§ Exercise directions:
Going through the material below, please gather all lines with the word "this" in them.

§ Given records:
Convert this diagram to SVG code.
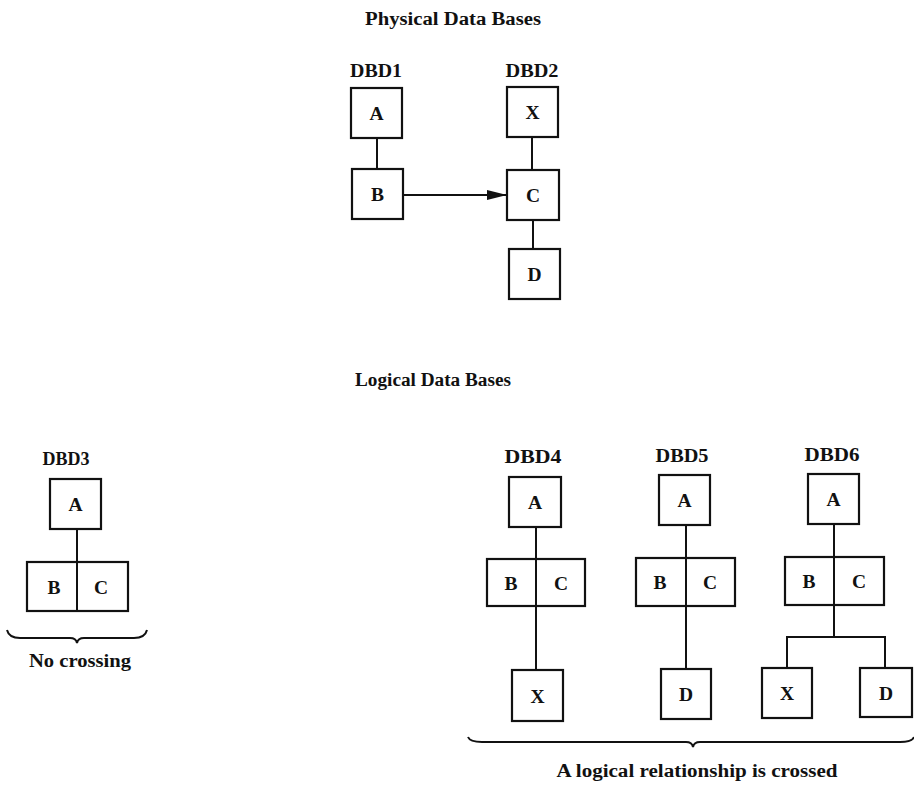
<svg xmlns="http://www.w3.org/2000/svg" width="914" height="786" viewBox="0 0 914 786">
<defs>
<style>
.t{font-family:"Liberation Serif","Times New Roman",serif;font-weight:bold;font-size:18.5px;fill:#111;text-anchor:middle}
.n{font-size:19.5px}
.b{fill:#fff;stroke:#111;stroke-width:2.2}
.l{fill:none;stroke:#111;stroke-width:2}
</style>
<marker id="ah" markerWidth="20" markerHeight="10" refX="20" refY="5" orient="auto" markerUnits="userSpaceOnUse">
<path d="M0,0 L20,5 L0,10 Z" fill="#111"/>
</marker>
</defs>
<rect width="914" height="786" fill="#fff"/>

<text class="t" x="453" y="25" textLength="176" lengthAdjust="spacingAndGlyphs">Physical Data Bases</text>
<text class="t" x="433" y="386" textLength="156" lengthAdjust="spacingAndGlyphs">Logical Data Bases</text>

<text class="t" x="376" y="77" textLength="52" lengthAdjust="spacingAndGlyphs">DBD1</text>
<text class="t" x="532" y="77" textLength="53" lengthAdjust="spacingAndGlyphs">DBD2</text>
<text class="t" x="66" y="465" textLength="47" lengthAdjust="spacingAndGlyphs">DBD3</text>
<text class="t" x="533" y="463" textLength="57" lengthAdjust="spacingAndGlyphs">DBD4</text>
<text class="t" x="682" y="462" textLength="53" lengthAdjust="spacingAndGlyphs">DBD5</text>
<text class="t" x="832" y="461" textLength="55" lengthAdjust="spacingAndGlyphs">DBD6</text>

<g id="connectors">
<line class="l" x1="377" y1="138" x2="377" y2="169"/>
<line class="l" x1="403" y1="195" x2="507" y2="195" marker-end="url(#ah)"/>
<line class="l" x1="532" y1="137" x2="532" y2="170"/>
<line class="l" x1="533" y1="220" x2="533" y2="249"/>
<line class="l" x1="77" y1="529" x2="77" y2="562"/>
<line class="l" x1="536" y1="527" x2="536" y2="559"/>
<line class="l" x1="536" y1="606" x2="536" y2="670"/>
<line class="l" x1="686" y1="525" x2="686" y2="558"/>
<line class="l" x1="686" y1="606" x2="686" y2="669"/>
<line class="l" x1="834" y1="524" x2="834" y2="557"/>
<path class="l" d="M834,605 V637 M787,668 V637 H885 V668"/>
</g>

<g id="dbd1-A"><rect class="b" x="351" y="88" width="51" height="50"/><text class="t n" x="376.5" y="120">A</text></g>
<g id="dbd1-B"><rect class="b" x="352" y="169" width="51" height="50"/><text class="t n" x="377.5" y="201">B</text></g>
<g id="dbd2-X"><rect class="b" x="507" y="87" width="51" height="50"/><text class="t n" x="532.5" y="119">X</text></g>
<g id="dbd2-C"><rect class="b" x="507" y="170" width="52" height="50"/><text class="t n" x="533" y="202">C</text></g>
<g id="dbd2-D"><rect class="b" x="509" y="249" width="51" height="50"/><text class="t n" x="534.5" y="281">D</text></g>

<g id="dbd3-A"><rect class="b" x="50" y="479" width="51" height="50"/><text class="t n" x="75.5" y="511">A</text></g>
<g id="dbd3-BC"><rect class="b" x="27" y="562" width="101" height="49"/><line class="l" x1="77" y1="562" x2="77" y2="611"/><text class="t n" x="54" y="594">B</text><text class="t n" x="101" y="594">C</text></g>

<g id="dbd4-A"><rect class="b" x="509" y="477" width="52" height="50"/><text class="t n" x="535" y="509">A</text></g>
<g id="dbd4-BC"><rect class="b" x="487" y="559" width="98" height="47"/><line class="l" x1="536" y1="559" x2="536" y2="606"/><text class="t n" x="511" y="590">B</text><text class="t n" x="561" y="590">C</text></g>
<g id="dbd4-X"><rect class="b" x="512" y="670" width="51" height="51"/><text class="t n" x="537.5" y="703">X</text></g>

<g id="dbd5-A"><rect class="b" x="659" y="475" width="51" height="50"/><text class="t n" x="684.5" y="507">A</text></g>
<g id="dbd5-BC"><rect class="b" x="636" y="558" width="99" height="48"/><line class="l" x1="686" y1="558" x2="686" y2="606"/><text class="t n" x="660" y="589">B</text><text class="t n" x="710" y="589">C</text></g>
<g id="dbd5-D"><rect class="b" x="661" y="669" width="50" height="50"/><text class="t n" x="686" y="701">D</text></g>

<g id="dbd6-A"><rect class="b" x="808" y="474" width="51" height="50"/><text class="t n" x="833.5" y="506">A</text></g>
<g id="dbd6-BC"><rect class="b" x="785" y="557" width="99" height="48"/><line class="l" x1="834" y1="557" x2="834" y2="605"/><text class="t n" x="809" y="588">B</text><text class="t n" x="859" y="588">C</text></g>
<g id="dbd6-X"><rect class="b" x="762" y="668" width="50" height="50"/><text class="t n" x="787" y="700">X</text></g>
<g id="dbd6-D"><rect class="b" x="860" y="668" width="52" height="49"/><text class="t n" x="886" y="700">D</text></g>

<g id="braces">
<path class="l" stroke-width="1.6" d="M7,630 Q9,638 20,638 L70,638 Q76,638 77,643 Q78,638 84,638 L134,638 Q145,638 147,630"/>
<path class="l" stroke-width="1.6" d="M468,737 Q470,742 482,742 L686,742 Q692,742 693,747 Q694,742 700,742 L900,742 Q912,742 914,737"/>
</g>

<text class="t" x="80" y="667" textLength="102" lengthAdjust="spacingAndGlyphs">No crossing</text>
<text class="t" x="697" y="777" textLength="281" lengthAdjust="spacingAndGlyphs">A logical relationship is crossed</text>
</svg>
---
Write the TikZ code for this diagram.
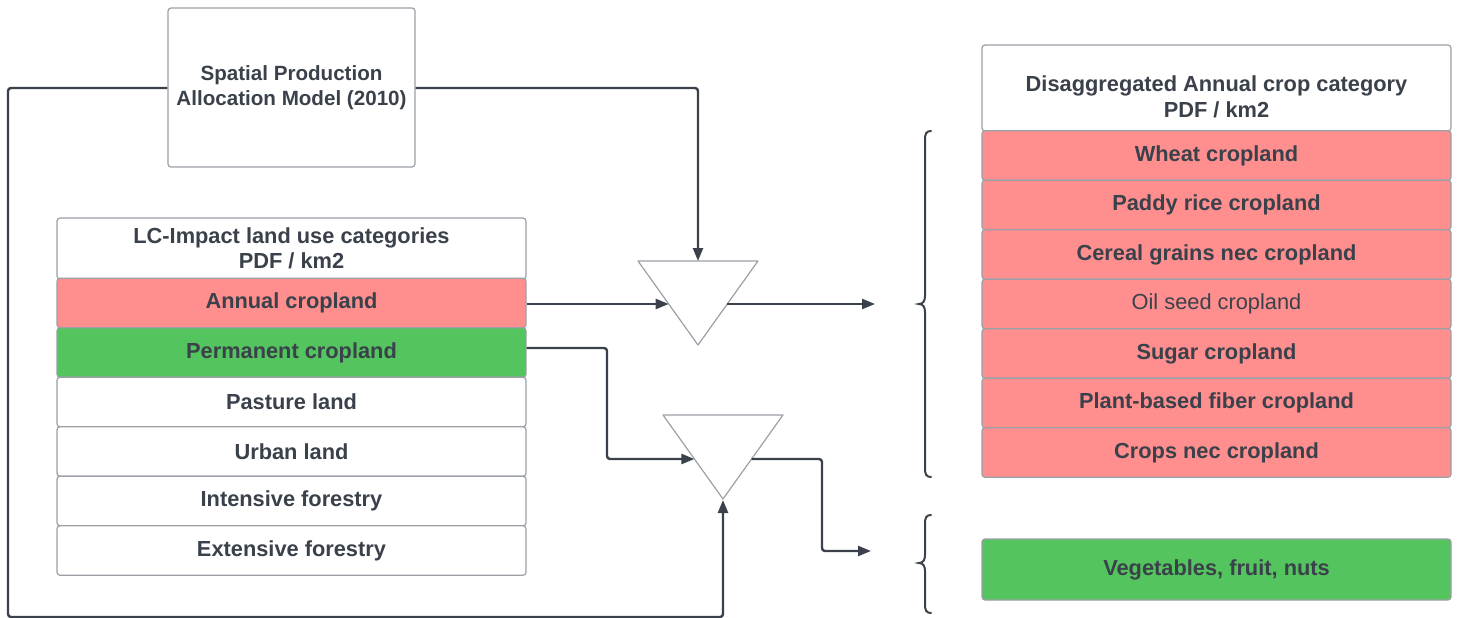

§ Response:
Convert this diagram to SVG code.
Write the TikZ code for this diagram.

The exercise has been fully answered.